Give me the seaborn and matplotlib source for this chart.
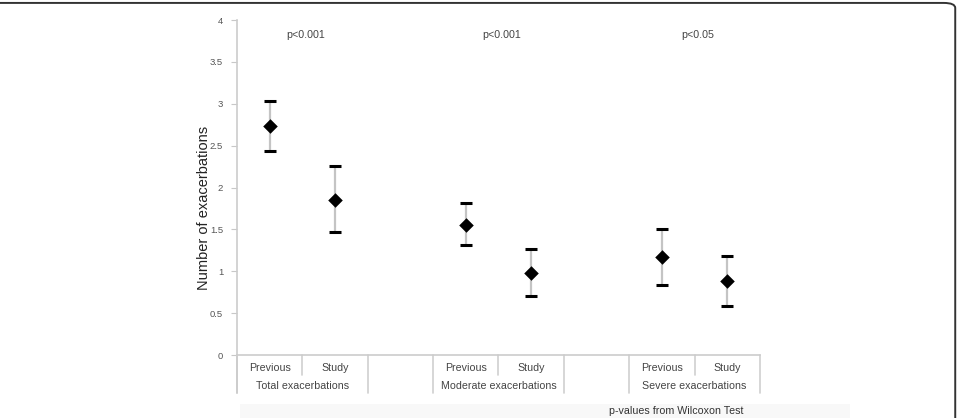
import matplotlib.pyplot as plt
import seaborn as sns
import pandas as pd
import numpy as np
from matplotlib.patches import FancyBboxPatch, Rectangle

# values
groups = ['Total exacerbations', 'Moderate exacerbations', 'Severe exacerbations']
periods = ['Previous', 'Study']
means = [2.73, 1.85, 1.55, 0.98, 1.17, 0.88]
upper = [3.03, 2.26, 1.81, 1.26, 1.51, 1.18]
lower = [2.44, 1.47, 1.31, 0.70, 0.84, 0.58]
pvalues = ['p<0.001', 'p<0.001', 'p<0.05']

# each group takes 2 slots plus one empty slot between groups
rows = []
for g, grp in enumerate(groups):
    for p, per in enumerate(periods):
        i = g * 2 + p
        rows.append({'group': grp, 'period': per, 'pos': g * 3 + p,
                     'mean': means[i], 'upper': upper[i], 'lower': lower[i]})
df = pd.DataFrame(rows)

sns.set_style('white')
plt.rcParams['font.family'] = ['Liberation Sans', 'DejaVu Sans']

fig = plt.figure(figsize=(9.61, 4.18), dpi=100)
ax = fig.add_axes([0.2466, 0.1507, 0.5442, 0.8014])

# error bars: grey stem, black caps
yerr = np.vstack([df['mean'] - df['lower'], df['upper'] - df['mean']])
eb = ax.errorbar(df['pos'], df['mean'], yerr=yerr, fmt='none', ecolor='#c4c4c4',
                 elinewidth=1.6, capsize=4.3, capthick=2.2, zorder=2)
for cap in eb[1]:
    cap.set_color('black')
    cap.set_markeredgecolor('black')
    cap.set_zorder(4)

sns.scatterplot(data=df, x='pos', y='mean', marker='D', s=55, color='black',
                edgecolor='black', linewidth=0, ax=ax, zorder=3)

ax.set_xlim(-0.5, 7.5)
ax.set_ylim(0, 4)
ax.set_yticks(np.arange(0, 4.01, 0.5))
ax.set_yticklabels([f'{v:g}' for v in np.arange(0, 4.01, 0.5)], fontsize=6.8, color='#555555')
ax.tick_params(axis='y', length=4, width=0.8, color='#c8c8c8', pad=6, left=True)
ax.set_xticks([])
ax.set_xlabel('')
ax.set_ylabel('Number of exacerbations', fontsize=10.5, color='#222222')
ax.yaxis.set_label_coords(-0.05, 0.44)

for side in ['top', 'right']:
    ax.spines[side].set_visible(False)
ax.spines['left'].set_color('#cccccc')
ax.spines['left'].set_linewidth(1.2)
ax.spines['bottom'].set_color('#cccccc')
ax.spines['bottom'].set_linewidth(1.2)

# category table under the axis
trans = ax.get_xaxis_transform()
for _, r in df.iterrows():
    ax.text(r['pos'], -0.038, r['period'], transform=trans, ha='center', va='center',
            fontsize=7.7, color='#444444')
for g, grp in enumerate(groups):
    ax.text(g * 3 + 0.5, -0.092, grp, transform=trans, ha='center', va='center',
            fontsize=7.7, color='#444444')
    ax.text(g * 3 + 0.55, 0.955, pvalues[g], transform=trans, ha='center', va='center',
            fontsize=7.7, color='#444444')

n_slots = len(groups) * 3 - 1
for b in np.arange(-0.5, n_slots, 1.0):
    short = (b + 0.5) % 3 == 1
    y0 = -0.06 if short else -0.113
    ax.plot([b, b], [0, y0], transform=trans, color='#d0d0d0', lw=1.2, clip_on=False)
ax.plot([-0.5, -0.5], [0, -0.113], transform=trans, color='#cccccc', lw=1.2, clip_on=False)

# footer note and faint band
fig.patches.append(Rectangle((240 / 961, 0), (850 - 240) / 961, 14 / 418,
                             transform=fig.transFigure, facecolor='#f8f8f8',
                             edgecolor='none', zorder=0))
fig.text(676 / 961, 1 - 411 / 418, 'p-values from Wilcoxon Test', ha='center', va='center',
         fontsize=7.7, color='#333333')

# rounded frame around the figure (left and bottom edges fall off the canvas)
fig.patches.append(FancyBboxPatch((-0.012, -0.2), 1.006, 1.193,
                                  boxstyle='round,pad=0,rounding_size=0.012',
                                  transform=fig.transFigure, facecolor='none',
                                  edgecolor='#333333', linewidth=1.4, zorder=5))

fig.savefig('out.png', dpi=100)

**PROBLEM:**
Reproduce every line of the material precisely, omitting its pictures.

**RESULT FOR THIS TASK:**
Give me the seaborn and matplotlib source for this chart.
import matplotlib.pyplot as plt
import seaborn as sns
import pandas as pd
import numpy as np
from matplotlib.patches import FancyBboxPatch, Rectangle

# values
groups = ['Total exacerbations', 'Moderate exacerbations', 'Severe exacerbations']
periods = ['Previous', 'Study']
means = [2.73, 1.85, 1.55, 0.98, 1.17, 0.88]
upper = [3.03, 2.26, 1.81, 1.26, 1.51, 1.18]
lower = [2.44, 1.47, 1.31, 0.70, 0.84, 0.58]
pvalues = ['p<0.001', 'p<0.001', 'p<0.05']

# each group takes 2 slots plus one empty slot between groups
rows = []
for g, grp in enumerate(groups):
    for p, per in enumerate(periods):
        i = g * 2 + p
        rows.append({'group': grp, 'period': per, 'pos': g * 3 + p,
                     'mean': means[i], 'upper': upper[i], 'lower': lower[i]})
df = pd.DataFrame(rows)

sns.set_style('white')
plt.rcParams['font.family'] = ['Liberation Sans', 'DejaVu Sans']

fig = plt.figure(figsize=(9.61, 4.18), dpi=100)
ax = fig.add_axes([0.2466, 0.1507, 0.5442, 0.8014])

# error bars: grey stem, black caps
yerr = np.vstack([df['mean'] - df['lower'], df['upper'] - df['mean']])
eb = ax.errorbar(df['pos'], df['mean'], yerr=yerr, fmt='none', ecolor='#c4c4c4',
                 elinewidth=1.6, capsize=4.3, capthick=2.2, zorder=2)
for cap in eb[1]:
    cap.set_color('black')
    cap.set_markeredgecolor('black')
    cap.set_zorder(4)

sns.scatterplot(data=df, x='pos', y='mean', marker='D', s=55, color='black',
                edgecolor='black', linewidth=0, ax=ax, zorder=3)

ax.set_xlim(-0.5, 7.5)
ax.set_ylim(0, 4)
ax.set_yticks(np.arange(0, 4.01, 0.5))
ax.set_yticklabels([f'{v:g}' for v in np.arange(0, 4.01, 0.5)], fontsize=6.8, color='#555555')
ax.tick_params(axis='y', length=4, width=0.8, color='#c8c8c8', pad=6, left=True)
ax.set_xticks([])
ax.set_xlabel('')
ax.set_ylabel('Number of exacerbations', fontsize=10.5, color='#222222')
ax.yaxis.set_label_coords(-0.05, 0.44)

for side in ['top', 'right']:
    ax.spines[side].set_visible(False)
ax.spines['left'].set_color('#cccccc')
ax.spines['left'].set_linewidth(1.2)
ax.spines['bottom'].set_color('#cccccc')
ax.spines['bottom'].set_linewidth(1.2)

# category table under the axis
trans = ax.get_xaxis_transform()
for _, r in df.iterrows():
    ax.text(r['pos'], -0.038, r['period'], transform=trans, ha='center', va='center',
            fontsize=7.7, color='#444444')
for g, grp in enumerate(groups):
    ax.text(g * 3 + 0.5, -0.092, grp, transform=trans, ha='center', va='center',
            fontsize=7.7, color='#444444')
    ax.text(g * 3 + 0.55, 0.955, pvalues[g], transform=trans, ha='center', va='center',
            fontsize=7.7, color='#444444')

n_slots = len(groups) * 3 - 1
for b in np.arange(-0.5, n_slots, 1.0):
    short = (b + 0.5) % 3 == 1
    y0 = -0.06 if short else -0.113
    ax.plot([b, b], [0, y0], transform=trans, color='#d0d0d0', lw=1.2, clip_on=False)
ax.plot([-0.5, -0.5], [0, -0.113], transform=trans, color='#cccccc', lw=1.2, clip_on=False)

# footer note and faint band
fig.patches.append(Rectangle((240 / 961, 0), (850 - 240) / 961, 14 / 418,
                             transform=fig.transFigure, facecolor='#f8f8f8',
                             edgecolor='none', zorder=0))
fig.text(676 / 961, 1 - 411 / 418, 'p-values from Wilcoxon Test', ha='center', va='center',
         fontsize=7.7, color='#333333')

# rounded frame around the figure (left and bottom edges fall off the canvas)
fig.patches.append(FancyBboxPatch((-0.012, -0.2), 1.006, 1.193,
                                  boxstyle='round,pad=0,rounding_size=0.012',
                                  transform=fig.transFigure, facecolor='none',
                                  edgecolor='#333333', linewidth=1.4, zorder=5))

fig.savefig('out.png', dpi=100)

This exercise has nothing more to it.